Advisers are crying out for way to serve the lower end of the market. If there is a way to achieve this without opening the floodgates to the ‘stack ‘em high, sell ‘em cheap’ philosophy of the banks and insurers, I am all for it.

Comments

There are 2 comments at the moment, we would love to hear your opinion too.

  1. Why don’t we just have one label called “financial advice” and maybe have just say five absolute rules? (rather than the hundreds of regulatory rules and guidance)
    The consumer would be better protected and we could reduce the scale and cost of the regulator at the same time.
    Won’t happen will it?!

  2. “The Government is clear it wants to see a safe harbour introduced, but the FCA less so.” Bit of an understatement. Linda Woodhall, on behalf of the FCA, has declared that there’ll be “no loosening of regulation” on her watch, though clearly this is direct conflict with what the government wants. The FCA has made vague waffly noises about a simplified/streamlined advice framework but has come up with nothing nor listened to anything that anyone else has put forward.

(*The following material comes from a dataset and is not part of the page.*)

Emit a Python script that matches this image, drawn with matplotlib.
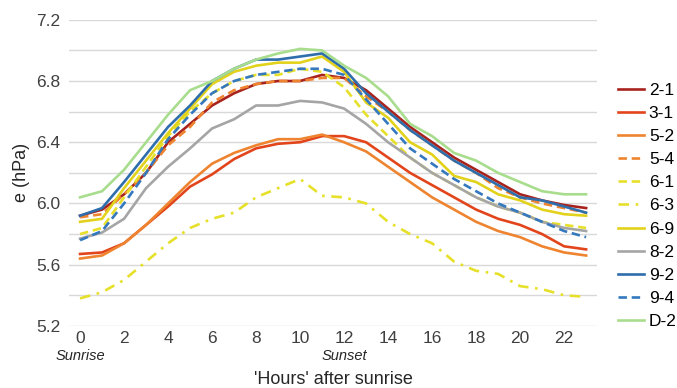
import numpy as np
import matplotlib.pyplot as plt
from matplotlib.transforms import blended_transform_factory

plt.rcParams['font.family'] = ['Liberation Sans', 'DejaVu Sans']

hours = list(range(24))

s_2_1 = [5.92, 5.96, 6.06, 6.20, 6.40, 6.52, 6.64, 6.72, 6.78, 6.80, 6.80, 6.84,
         6.82, 6.74, 6.62, 6.50, 6.40, 6.30, 6.22, 6.14, 6.06, 6.02, 5.99, 5.97]
s_3_1 = [5.67, 5.68, 5.74, 5.86, 5.98, 6.11, 6.19, 6.29, 6.36, 6.39, 6.40, 6.44,
         6.44, 6.40, 6.30, 6.20, 6.12, 6.04, 5.96, 5.90, 5.86, 5.80, 5.72, 5.70]
s_5_2 = [5.64, 5.66, 5.74, 5.86, 6.00, 6.14, 6.26, 6.33, 6.38, 6.42, 6.42, 6.45,
         6.40, 6.34, 6.24, 6.14, 6.04, 5.96, 5.88, 5.82, 5.78, 5.72, 5.68, 5.66]
s_5_4 = [5.91, 5.93, 6.06, 6.20, 6.38, 6.50, 6.66, 6.74, 6.78, 6.80, 6.80, 6.82,
         6.82, 6.70, 6.60, 6.48, 6.38, 6.28, 6.20, 6.10, 6.04, 6.00, 5.97, 5.94]
s_6_1 = [5.80, 5.84, 6.04, 6.24, 6.44, 6.60, 6.72, 6.80, 6.84, 6.84, 6.88, 6.86,
         6.76, 6.58, 6.44, 6.30, 6.20, 6.12, 6.04, 5.98, 5.94, 5.88, 5.86, 5.84]
s_6_3 = [5.38, 5.42, 5.50, 5.62, 5.74, 5.84, 5.90, 5.94, 6.04, 6.10, 6.16, 6.05,
         6.04, 6.00, 5.88, 5.80, 5.74, 5.62, 5.56, 5.54, 5.46, 5.44, 5.40, 5.39]
s_6_9 = [5.88, 5.90, 6.10, 6.28, 6.46, 6.62, 6.78, 6.86, 6.90, 6.92, 6.92, 6.96,
         6.86, 6.66, 6.56, 6.40, 6.32, 6.18, 6.14, 6.06, 6.02, 5.96, 5.93, 5.92]
s_8_2 = [5.77, 5.81, 5.90, 6.10, 6.24, 6.36, 6.49, 6.55, 6.64, 6.64, 6.67, 6.66,
         6.62, 6.52, 6.40, 6.30, 6.20, 6.12, 6.04, 5.98, 5.94, 5.88, 5.84, 5.82]
s_9_2 = [5.92, 5.97, 6.14, 6.32, 6.50, 6.64, 6.80, 6.88, 6.94, 6.94, 6.96, 6.98,
         6.88, 6.72, 6.60, 6.48, 6.38, 6.28, 6.20, 6.12, 6.04, 6.02, 5.98, 5.94]
s_9_4 = [5.76, 5.82, 6.00, 6.20, 6.42, 6.58, 6.72, 6.80, 6.84, 6.86, 6.88, 6.88,
         6.84, 6.68, 6.52, 6.36, 6.26, 6.16, 6.08, 6.00, 5.94, 5.88, 5.82, 5.78]
s_d_2 = [6.04, 6.08, 6.22, 6.40, 6.58, 6.74, 6.80, 6.88, 6.94, 6.98, 7.01, 7.00,
         6.90, 6.82, 6.70, 6.52, 6.44, 6.33, 6.28, 6.20, 6.14, 6.08, 6.06, 6.06]

labels = ['2-1', '3-1', '5-2', '5-4', '6-1', '6-3', '6-9', '8-2', '9-2', '9-4', 'D-2']
series = [s_2_1, s_3_1, s_5_2, s_5_4, s_6_1, s_6_3, s_6_9, s_8_2, s_9_2, s_9_4, s_d_2]
colors = ['#A8231E', '#E2451B', '#EE842F', '#EE842F', '#E6E02A', '#E6E02A',
          '#E3D21C', '#A5A5A5', '#2F6EAC', '#3478BE', '#A9DD8E']
dash = (0, (3.2, 1.8))
styles = ['-', '-', '-', dash, dash, (0, (4, 2.5, 1, 2.5)), '-', '-', '-', dash, '-']

fig = plt.figure(figsize=(6.77, 3.88), dpi=100)
ax = fig.add_axes([0.102, 0.160, 0.780, 0.789])

for lab, vals, c, ls in zip(labels, series, colors, styles):
    ax.plot(hours, vals, color=c, lw=1.9, linestyle=ls, label=lab)

ax.set_xlim(-0.5, 23.5)
ax.set_ylim(5.2, 7.2)
ax.set_xticks(range(0, 23, 2))
ax.set_yticks(np.arange(5.2, 7.21, 0.4))
ax.set_yticklabels([f'{v:.1f}' for v in np.arange(5.2, 7.21, 0.4)])
ax.set_yticks(np.arange(5.2, 7.21, 0.2), minor=True)
ax.grid(True, which='both', axis='y', color='#D9D9D9', lw=1)
ax.set_axisbelow(True)
for sp in ax.spines.values():
    sp.set_visible(False)
ax.tick_params(axis='both', which='both', length=0, labelsize=12.5, colors='#404040')
ax.tick_params(axis='x', pad=4)
ax.tick_params(axis='y', pad=6)

ax.set_ylabel('e (hPa)', fontsize=13, color='#262626', labelpad=5)
ax.set_xlabel("'Hours' after sunrise", fontsize=13, color='#262626', labelpad=18)

tr = blended_transform_factory(ax.transData, ax.transAxes)
ax.text(0, -0.098, 'Sunrise', transform=tr, ha='center', va='center',
        fontsize=10.5, style='italic', color='#262626')
ax.text(12, -0.098, 'Sunset', transform=tr, ha='center', va='center',
        fontsize=10.5, style='italic', color='#262626')

fig.legend(loc='upper left', bbox_to_anchor=(0.902, 0.805), frameon=False,
           fontsize=12.5, handlelength=1.5, handletextpad=0.3,
           labelspacing=0.46, borderaxespad=0)

fig.savefig('out.png', dpi=100)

    To Chris Hannant’s view on this, I would add that, instead of an exhaustive comparison for every client of every potentially suitable product available, a simplified advice process need be no more complicated than Proposition, Costs, Risks and Tax with a brief summary as to suitability. It wouldn’t be perfect, of course (what is?) but it would be a lot more affordable, consume a lot less time and paper and would surely go a long way towards closing the advice gap about which the government is clearly concerned. Sadly, pragmatism just doesn’t feature in the FCA’s thinking. Perfection at all costs, that increasingly elusive pot of gold at the end of the rainbow, is the objective from which the FCA will fight tooth and nail not to be diverted. But the FCA’s position is one of stubborn entrenchment and it refuses to countenance the reality that this approach just isn’t working, is it?